Monday, March 23, 2020

Soviet-Imposed Language System Collapsing in Central Asia – and Maybe in Russia Too?


Paul Goble

            Staunton, March 19 – The Soviet-imposed language system in Central Asia is collapsing among the four Turkic peoples. They are no longer developing their national languages in ways intended to keep them separate and then using Russian as the language of inter-ethnic communication.

            Instead, according to a report on Yandex’s Central Asia page, members of each of the four Turkic peoples are ever more often using their own languages to speak with representatives of the others, a pattern that in most cases allows them to understand one another without difficulty because the languages are similar.

            Only when they can’t make themselves understood to members of the others or understand what the others are saying, something that is rarely the case, are they now inclined to turn to Russian, the page says (zen.yandex.ru/media/centralasia/na-kakom-iazyke-govoriat-mejdu-soboi-jiteli-srednei-azii-5e709ac532c2634f51689c87).

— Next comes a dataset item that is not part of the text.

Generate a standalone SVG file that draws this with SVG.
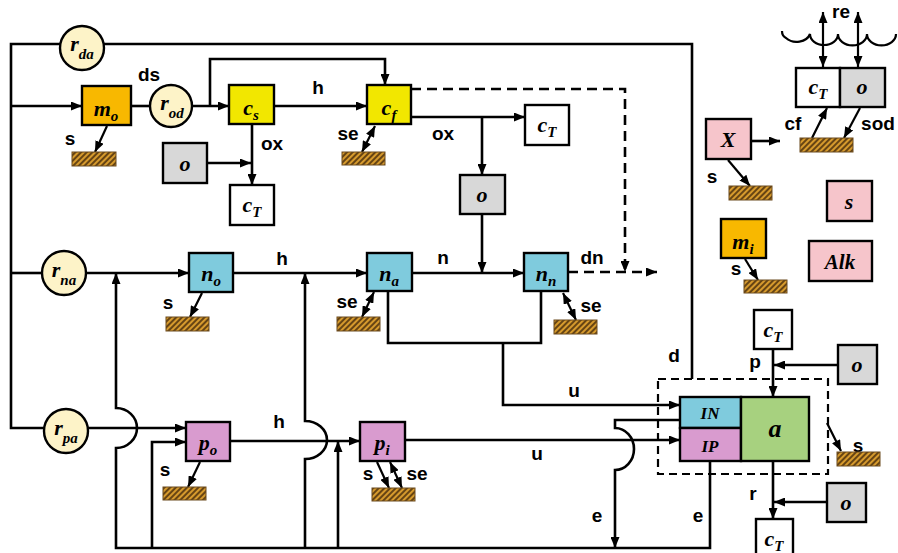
<svg xmlns="http://www.w3.org/2000/svg" width="898" height="553" viewBox="0 0 898 553">
<defs>
<style>
.ln{fill:none;stroke:#000;stroke-width:2.6}
.th{stroke-width:2.2}
.dsh{stroke-dasharray:10 6}
.bx{stroke:#000;stroke-width:2.4}
.ci{fill:#FDF3C8;stroke:#000;stroke-width:2.4}
.sed{fill:url(#hatch);stroke:#6B4A1E;stroke-width:1}
.lb{font-family:"Liberation Sans",Arial,sans-serif;font-weight:bold;font-size:19px;text-anchor:middle;fill:#000}
.nt{font-family:"Liberation Serif","Times New Roman",serif;font-weight:bold;font-style:italic;font-size:22px;text-anchor:middle;fill:#000}
.sb{font-size:15px}
.ye{fill:#F2E700}.or{fill:#F8B800}.gr{fill:#D8D8D8}.wh{fill:#FFFFFF}.cy{fill:#7FCBDD}.pu{fill:#D99BCF}.pk{fill:#F6C5CB}.gn{fill:#A7D17F}
</style>
<marker id="ah" viewBox="0 0 11 9" refX="11" refY="4.5" markerWidth="11" markerHeight="9" markerUnits="userSpaceOnUse" orient="auto-start-reverse"><path d="M0,0 L11,4.5 L0,9 z" fill="#000"/></marker>
<pattern id="hatch" patternUnits="userSpaceOnUse" width="4" height="4" patternTransform="rotate(45)"><rect width="4" height="4" fill="#D69A2D"/><line x1="1" y1="0" x2="1" y2="4" stroke="#5A3A10" stroke-width="1.8"/></pattern>
</defs>
<rect width="898" height="553" fill="#FFFFFF"/>

<g id="connectors">
<path class="ln" d="M60,44 L11,44 L11,428 L44,428"/>
<path class="ln" d="M104,44 L692,44 L692,379"/>
<path class="ln" d="M11,106 L82,106" marker-end="url(#ah)"/>
<path class="ln" d="M11,273 L42,273"/>
<path class="ln" d="M86,273 L189,273" marker-end="url(#ah)"/>
<path class="ln" d="M88,428 L186,428" marker-end="url(#ah)"/>
<path class="ln" d="M131,106 L150,106"/>
<path class="ln" d="M193,106 L229,106" marker-end="url(#ah)"/>
<path class="ln" d="M210,106 L210,59 L385,59 L385,85" marker-end="url(#ah)"/>
<path class="ln" d="M274,106 L367,106" marker-end="url(#ah)"/>
<path class="ln" d="M252,124 L252,185" marker-end="url(#ah)"/>
<path class="ln" d="M207,163 L251,163" marker-end="url(#ah)"/>
<path class="ln" d="M411,117 L525,117" marker-end="url(#ah)"/>
<path class="ln" d="M482,117 L482,175" marker-end="url(#ah)"/>
<path class="ln dsh" d="M411,89 L625,89 L625,272" marker-end="url(#ah)"/>
<path class="ln dsh" d="M568,272 L657,272" marker-end="url(#ah)"/>
<path class="ln" d="M482,214 L482,273" marker-end="url(#ah)"/>
<path class="ln" d="M233,273 L367,273" marker-end="url(#ah)"/>
<path class="ln" d="M412,273 L524,273" marker-end="url(#ah)"/>
<path class="ln" d="M388,291 L388,343 L541,343 L541,291"/>
<path class="ln" d="M503,343 L503,405 L680,405" marker-end="url(#ah)"/>
<path class="ln" d="M230,441 L360,441" marker-end="url(#ah)"/>
<path class="ln" d="M405,440 L680,440" marker-end="url(#ah)"/>
<path class="ln" d="M680,420 L615,420 L615,428 A19,21 0 0 1 615,470 L615,548" marker-end="url(#ah)"/>
<path class="ln" d="M710,461 L710,548 L116,548 L116,448 A21,20 0 0 0 116,408 L116,273" marker-end="url(#ah)"/>
<path class="ln" d="M152,548 L152,442 L186,442" marker-end="url(#ah)"/>
<path class="ln" d="M305,548 L305,459 A22,19 0 0 0 305,421 L305,273" marker-end="url(#ah)"/>
<path class="ln" d="M338,548 L338,441" marker-end="url(#ah)"/>
<path class="ln" d="M773,349 L773,397" marker-end="url(#ah)"/>
<path class="ln" d="M838,365 L774,365" marker-end="url(#ah)"/>
<path class="ln" d="M773,461 L773,519" marker-end="url(#ah)"/>
<path class="ln" d="M827,502 L774,502" marker-end="url(#ah)"/>
<path class="ln" d="M751,141 L780,141" marker-end="url(#ah)"/>
<path class="ln th" d="M107,126 L95,152" marker-end="url(#ah)"/>
<path class="ln th" d="M375,126 L362,152" marker-start="url(#ah)" marker-end="url(#ah)"/>
<path class="ln th" d="M202,293 L190,317" marker-end="url(#ah)"/>
<path class="ln th" d="M374,292 L362,317" marker-start="url(#ah)" marker-end="url(#ah)"/>
<path class="ln th" d="M563,293 L576,320" marker-start="url(#ah)" marker-end="url(#ah)"/>
<path class="ln th" d="M200,462 L188,487" marker-end="url(#ah)"/>
<path class="ln th" d="M377,462 L389,488" marker-end="url(#ah)"/>
<path class="ln th" d="M390,462 L402,488" marker-start="url(#ah)" marker-end="url(#ah)"/>
<path class="ln th" d="M827,423 L841,451" marker-end="url(#ah)"/>
<path class="ln th" d="M728,160 L750,186" marker-end="url(#ah)"/>
<path class="ln th" d="M745,259 L758,280" marker-end="url(#ah)"/>
<path class="ln th" d="M812,138 L827,108" marker-end="url(#ah)"/>
<path class="ln th" d="M860,108 L844,138" marker-end="url(#ah)"/>
<path class="ln th" d="M823,12 L823,67" marker-start="url(#ah)" marker-end="url(#ah)"/>
<path class="ln th" d="M858,12 L858,67" marker-start="url(#ah)" marker-end="url(#ah)"/>
<path class="ln th" d="M782,31 Q782,36 786,38 A14,11 0 0 0 810,34 A14,11 0 0 0 838,34 A14,11 0 0 0 867,34 A14,11 0 0 0 896,34"/>
</g>

<g id="labels">
<text class="lb" x="149" y="81">ds</text>
<text class="lb" x="70" y="145">s</text>
<text class="lb" x="272" y="150">ox</text>
<text class="lb" x="318" y="94">h</text>
<text class="lb" x="348" y="140">se</text>
<text class="lb" x="443" y="140">ox</text>
<text class="lb" x="282" y="265">h</text>
<text class="lb" x="168" y="309">s</text>
<text class="lb" x="347" y="308">se</text>
<text class="lb" x="443" y="264">n</text>
<text class="lb" x="592" y="264">dn</text>
<text class="lb" x="591" y="312">se</text>
<text class="lb" x="574" y="397">u</text>
<text class="lb" x="674" y="362">d</text>
<text class="lb" x="755" y="368">p</text>
<text class="lb" x="279" y="428">h</text>
<text class="lb" x="165" y="476">s</text>
<text class="lb" x="537" y="460">u</text>
<text class="lb" x="368" y="480">s</text>
<text class="lb" x="417" y="480">se</text>
<text class="lb" x="597" y="522">e</text>
<text class="lb" x="698" y="522">e</text>
<text class="lb" x="753" y="500">r</text>
<text class="lb" x="858" y="452">s</text>
<text class="lb" x="793" y="130">cf</text>
<text class="lb" x="878" y="130">sod</text>
<text class="lb" x="841" y="18">re</text>
<text class="lb" x="712" y="183">s</text>
<text class="lb" x="736" y="275">s</text>
</g>

<g id="sediments">
<rect class="sed" x="72" y="152" width="44" height="14"/>
<rect class="sed" x="342" y="152" width="43" height="13"/>
<rect class="sed" x="166" y="317" width="43" height="14"/>
<rect class="sed" x="337" y="317" width="43" height="14"/>
<rect class="sed" x="554" y="320" width="43" height="14"/>
<rect class="sed" x="163" y="487" width="43" height="13"/>
<rect class="sed" x="372" y="488" width="43" height="13"/>
<rect class="sed" x="837" y="452" width="43" height="14"/>
<rect class="sed" x="800" y="138" width="53" height="14"/>
<rect class="sed" x="729" y="186" width="43" height="14"/>
<rect class="sed" x="744" y="280" width="43" height="13"/>
</g>

<g id="r_da"><circle class="ci" cx="82" cy="48" r="22"/><text class="nt" x="82" y="51">r<tspan class="sb" dy="8">da</tspan></text></g>
<g id="r_od"><circle class="ci" cx="171" cy="106" r="21"/><text class="nt" x="172" y="110">r<tspan class="sb" dy="8">od</tspan></text></g>
<g id="r_na"><circle class="ci" cx="64" cy="273" r="22"/><text class="nt" x="64" y="277">r<tspan class="sb" dy="8">na</tspan></text></g>
<g id="r_pa"><circle class="ci" cx="66" cy="431" r="22"/><text class="nt" x="66" y="435">r<tspan class="sb" dy="8">pa</tspan></text></g>

<g id="m_o"><rect class="bx or" x="82" y="86" width="49" height="39"/><text class="nt" x="106" y="116">m<tspan class="sb" dy="5">o</tspan></text></g>
<g id="c_s"><rect class="bx ye" x="229" y="85" width="45" height="39"/><text class="nt" x="251" y="115">c<tspan class="sb" dy="5">s</tspan></text></g>
<g id="c_f"><rect class="bx ye" x="367" y="85" width="44" height="39"/><text class="nt" x="389" y="115">c<tspan class="sb" dy="5">f</tspan></text></g>
<g id="o_1"><rect class="bx gr" x="163" y="143" width="44" height="40"/><text class="nt" x="185" y="171">o</text></g>
<g id="c_T1"><rect class="bx wh" x="230" y="185" width="44" height="40"/><text class="nt" x="252" y="212">c<tspan class="sb" dy="5">T</tspan></text></g>
<g id="c_T2"><rect class="bx wh" x="525" y="105" width="44" height="40"/><text class="nt" x="547" y="132">c<tspan class="sb" dy="5">T</tspan></text></g>
<g id="o_2"><rect class="bx gr" x="460" y="175" width="45" height="39"/><text class="nt" x="482" y="202">o</text></g>
<g id="n_o"><rect class="bx cy" x="189" y="253" width="44" height="39"/><text class="nt" x="211" y="281">n<tspan class="sb" dy="5">o</tspan></text></g>
<g id="n_a"><rect class="bx cy" x="367" y="253" width="45" height="38"/><text class="nt" x="389" y="281">n<tspan class="sb" dy="5">a</tspan></text></g>
<g id="n_n"><rect class="bx cy" x="524" y="253" width="44" height="38"/><text class="nt" x="546" y="281">n<tspan class="sb" dy="5">n</tspan></text></g>
<g id="p_o"><rect class="bx pu" x="186" y="422" width="44" height="39"/><text class="nt" x="208" y="450">p<tspan class="sb" dy="5">o</tspan></text></g>
<g id="p_i"><rect class="bx pu" x="360" y="422" width="45" height="39"/><text class="nt" x="382" y="450">p<tspan class="sb" dy="5">i</tspan></text></g>

<g id="algae">
<rect x="658" y="379" width="170" height="95" fill="none" stroke="#000" stroke-width="2.2" stroke-dasharray="8 5"/>
<rect class="bx cy" x="680" y="397" width="61" height="31"/><text class="nt" x="710" y="419" style="font-size:17px">IN</text>
<rect class="bx pu" x="680" y="428" width="61" height="33"/><text class="nt" x="710" y="452" style="font-size:17px">IP</text>
<rect class="bx gn" x="741" y="397" width="68" height="64"/><text class="nt" x="775" y="437" style="font-size:26px">a</text>
</g>
<g id="c_T3"><rect class="bx wh" x="754" y="310" width="38" height="39"/><text class="nt" x="773" y="337">c<tspan class="sb" dy="5">T</tspan></text></g>
<g id="o_3"><rect class="bx gr" x="838" y="345" width="39" height="39"/><text class="nt" x="857" y="372">o</text></g>
<g id="o_4"><rect class="bx gr" x="827" y="483" width="39" height="39"/><text class="nt" x="846" y="510">o</text></g>
<g id="c_T4"><rect class="bx wh" x="756" y="519" width="37" height="40"/><text class="nt" x="774" y="546">c<tspan class="sb" dy="5">T</tspan></text></g>
<g id="X"><rect class="bx pk" x="706" y="119" width="45" height="40"/><text class="nt" x="728" y="147">X</text></g>
<g id="s"><rect class="bx pk" x="827" y="181" width="45" height="40"/><text class="nt" x="849" y="209">s</text></g>
<g id="m_i"><rect class="bx or" x="721" y="219" width="45" height="39"/><text class="nt" x="743" y="249">m<tspan class="sb" dy="5">i</tspan></text></g>
<g id="Alk"><rect class="bx pk" x="809" y="241" width="63" height="40"/><text class="nt" x="840" y="269" style="font-size:21px">Alk</text></g>
<g id="c_T5"><rect class="bx wh" x="796" y="68" width="44" height="39"/><text class="nt" x="818" y="94">c<tspan class="sb" dy="5">T</tspan></text></g>
<g id="o_5"><rect class="bx gr" x="840" y="68" width="45" height="39"/><text class="nt" x="862" y="94">o</text></g>
</svg>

            This new situation is easiest for Kazakhs and Kyrgyz whose languages are members of the same Turkic subgroup and quite close. It is more difficult for Uzbeks and Turkmens because their languages are more distantly related. But even they are increasingly relying on their common Turkic substrate to communicate rather than turning to Russian.

            The Tajiks, who speak a Persian language, are in a different position, and Tajiks from Tajikistan continue to use Russian when they are interacting with the other Central Asians, the page says. But many Tajiks live in Uzbekistan and are married to Uzbek. They know Uzbek and use it with the other Turkic peoples just as Uzbeks do.

            Meanwhile, infuriated by Vladimir Putin’s decision to include in the constitution a provision to specifies Russian is the language of the state-forming people of that country, Lyutsiya Karimova, a Tatar activist, has called for making the shared Turkic language of “all the Turks of the Volga, Siberia, the North Caucasus and Crimea” (idelreal.org/a/30497278.html).

            She has posted a petition on the Change.org site that calls for having the Russian Federation shift from Russian to this common Turkic tongue as its state language over the next 20 years (change.org/p/президенту-рф-путину-в-в-в-государственную-думу-рф-сделать-татарский-язык-или-удмуртский-или-др-государственным-языком-рф-вместо-русского).

            As she points out, “if one speaks about the millennium-long continuity in Russian history, then the Russian Federation is the legal successor not only of the Soviet Union and the Russian Empire but of the Golden Horde,” from which most of the Turkic peoples living within the current borders of the Russian Federation descend.

            Only 143 people have signed Karimova’s petition, and Moscow is not going to allow it to go anywhere. But what is important is her suggestion that the Turkic languages spoken by the various Turkic peoples of the Russian Federation are close enough to be the basis for a single common language.

            That is what the Soviets always feared and worked against, but it appears that that feature of their language system is dying as well, albeit 30 years after the USSR ceased to exist.